--- DATA SEGMENT ---

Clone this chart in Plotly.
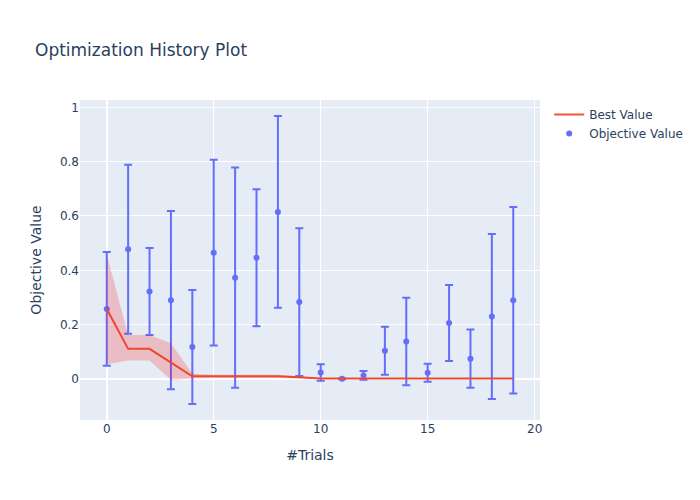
import plotly.graph_objects as go

trials = list(range(20))
objective_mean = [0.258, 0.478, 0.322, 0.290, 0.118, 0.465, 0.373, 0.446, 0.615, 0.283,
                  0.024, 0.001, 0.013, 0.104, 0.138, 0.023, 0.206, 0.075, 0.230, 0.290]
objective_std = [0.209, 0.311, 0.160, 0.328, 0.210, 0.342, 0.405, 0.252, 0.353, 0.272,
                 0.030, 0.002, 0.016, 0.088, 0.161, 0.033, 0.140, 0.107, 0.304, 0.343]
best_mean = [0.258, 0.111, 0.111, 0.060, 0.010, 0.010, 0.010, 0.010, 0.010, 0.006,
             0.002, 0.002, 0.002, 0.002, 0.002, 0.002, 0.002, 0.002, 0.002, 0.002]
best_upper = [0.458, 0.162, 0.162, 0.132, 0.020, 0.016, 0.016, 0.016, 0.016, 0.010,
              0.004, 0.004, 0.004, 0.004, 0.004, 0.004, 0.004, 0.004, 0.004, 0.004]
best_lower = [0.054, 0.068, 0.068, -0.004, 0.002, 0.004, 0.004, 0.004, 0.004, 0.002,
              0.000, 0.000, 0.000, 0.000, 0.000, 0.000, 0.000, 0.000, 0.000, 0.000]


def main():
    # the page adds an 8px body margin, so the figure is 8px smaller and margins shifted
    fig = go.Figure(
        layout={
            "title": {"text": "Optimization History Plot", "x": 27 / 692,
                      "y": 1 - 42 / 492, "yanchor": "middle"},
            "width": 692,
            "height": 492,
            "margin": {"l": 72, "t": 92, "r": 80, "b": 80},
            "xaxis_title": "#Trials",
            "yaxis_title": "Objective Value",
            "font": {"family": "Verdana, 'DejaVu Sans', sans-serif"},
        }
    )

    fig.add_trace(
        go.Scatter(
            x=trials,
            y=objective_mean,
            error_y=dict(type="data", array=objective_std, visible=True),
            mode="markers",
            name="Objective Value",
            marker=dict(color="#636EFA"),
        )
    )
    fig.add_trace(
        go.Scatter(
            x=trials,
            y=best_mean,
            mode="lines",
            name="Best Value",
            line=dict(color="#EF553B"),
        )
    )
    fig.add_trace(
        go.Scatter(
            x=trials,
            y=best_upper,
            mode="lines",
            line=dict(color="rgba(255,255,255,0)"),
            showlegend=False,
            hoverinfo="skip",
        )
    )
    fig.add_trace(
        go.Scatter(
            x=trials,
            y=best_lower,
            mode="none",
            fill="tonexty",
            fillcolor="rgba(255,0,0,0.2)",
            showlegend=False,
            hoverinfo="skip",
        )
    )

    fig.write_html("out.html")


if __name__ == "__main__":
    main()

---

Repeat the listing in full and exactly. Leave any pictures out.

Clone this chart in Plotly.
import plotly.graph_objects as go

trials = list(range(20))
objective_mean = [0.258, 0.478, 0.322, 0.290, 0.118, 0.465, 0.373, 0.446, 0.615, 0.283,
                  0.024, 0.001, 0.013, 0.104, 0.138, 0.023, 0.206, 0.075, 0.230, 0.290]
objective_std = [0.209, 0.311, 0.160, 0.328, 0.210, 0.342, 0.405, 0.252, 0.353, 0.272,
                 0.030, 0.002, 0.016, 0.088, 0.161, 0.033, 0.140, 0.107, 0.304, 0.343]
best_mean = [0.258, 0.111, 0.111, 0.060, 0.010, 0.010, 0.010, 0.010, 0.010, 0.006,
             0.002, 0.002, 0.002, 0.002, 0.002, 0.002, 0.002, 0.002, 0.002, 0.002]
best_upper = [0.458, 0.162, 0.162, 0.132, 0.020, 0.016, 0.016, 0.016, 0.016, 0.010,
              0.004, 0.004, 0.004, 0.004, 0.004, 0.004, 0.004, 0.004, 0.004, 0.004]
best_lower = [0.054, 0.068, 0.068, -0.004, 0.002, 0.004, 0.004, 0.004, 0.004, 0.002,
              0.000, 0.000, 0.000, 0.000, 0.000, 0.000, 0.000, 0.000, 0.000, 0.000]


def main():
    # the page adds an 8px body margin, so the figure is 8px smaller and margins shifted
    fig = go.Figure(
        layout={
            "title": {"text": "Optimization History Plot", "x": 27 / 692,
                      "y": 1 - 42 / 492, "yanchor": "middle"},
            "width": 692,
            "height": 492,
            "margin": {"l": 72, "t": 92, "r": 80, "b": 80},
            "xaxis_title": "#Trials",
            "yaxis_title": "Objective Value",
            "font": {"family": "Verdana, 'DejaVu Sans', sans-serif"},
        }
    )

    fig.add_trace(
        go.Scatter(
            x=trials,
            y=objective_mean,
            error_y=dict(type="data", array=objective_std, visible=True),
            mode="markers",
            name="Objective Value",
            marker=dict(color="#636EFA"),
        )
    )
    fig.add_trace(
        go.Scatter(
            x=trials,
            y=best_mean,
            mode="lines",
            name="Best Value",
            line=dict(color="#EF553B"),
        )
    )
    fig.add_trace(
        go.Scatter(
            x=trials,
            y=best_upper,
            mode="lines",
            line=dict(color="rgba(255,255,255,0)"),
            showlegend=False,
            hoverinfo="skip",
        )
    )
    fig.add_trace(
        go.Scatter(
            x=trials,
            y=best_lower,
            mode="none",
            fill="tonexty",
            fillcolor="rgba(255,0,0,0.2)",
            showlegend=False,
            hoverinfo="skip",
        )
    )

    fig.write_html("out.html")


if __name__ == "__main__":
    main()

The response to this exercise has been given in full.